Right now, the wing is adjusted before each flight, not while airborne.
Once this test program is complete, the next step would be to design a new wing.
"I would think that wing would be moveable in flight," said Williams, "and it will make a big difference."
Someday this new wing technology may join the list of NASA innovations that have made air travel safer and more convenient.
1. Airborne wind shear detection
A weather phenomenon called wind shear poses danger to airliners during takeoffs and landings.
Wind shear involves sudden changes in wind speed, horizontally or vertically.
Airplanes now have sensors that can predict it while in flight.
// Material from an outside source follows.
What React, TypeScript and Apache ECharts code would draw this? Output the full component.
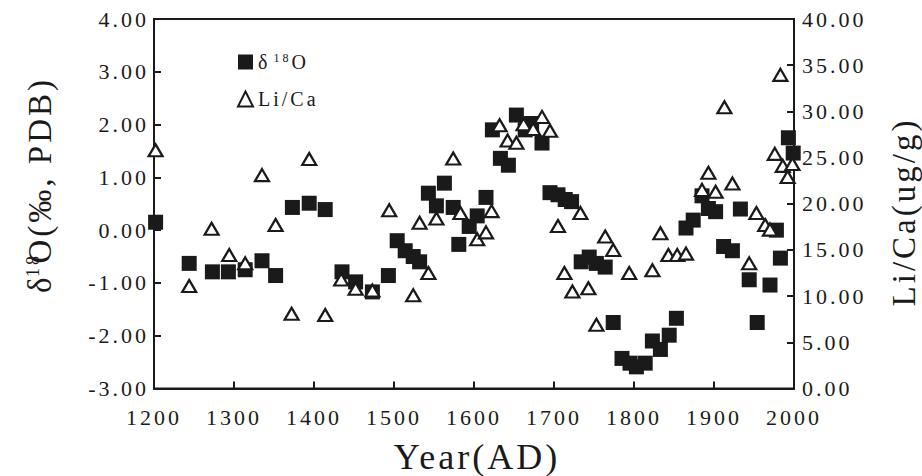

In the 1980s and '90s, NASA conducted wind shear research and validated the technology surrounding the sensors.
2. Digital fly-by-wire
Older airliners used heavy cables and pulleys to connect the cockpit controls to the wings and tail.
Now, thanks to NASA research in the 1960s and '70s, pilots control newer airliners via electronic wire-based systems.
3. Lightning protection standards
Airliners are safer from lightning strikes now, due to NASA research during the 1970s and '80s.
What NASA learned has helped protect airliner avionics and electronics from damage by lightning strikes.
4. Engine nozzle chevrons
Chevrons -- serrated shapes on the rear edges of the nacelles, the jet engine housings -- cut noise in the cabin and on the ground.
These were developed thanks to NASA computer simulations in the 1990s and 2000s.
Vertical extensions developed by NASA during the 1970s and '80s led to airliner "winglets," which allow planes to slice through the air more efficiently, saving fuel and money.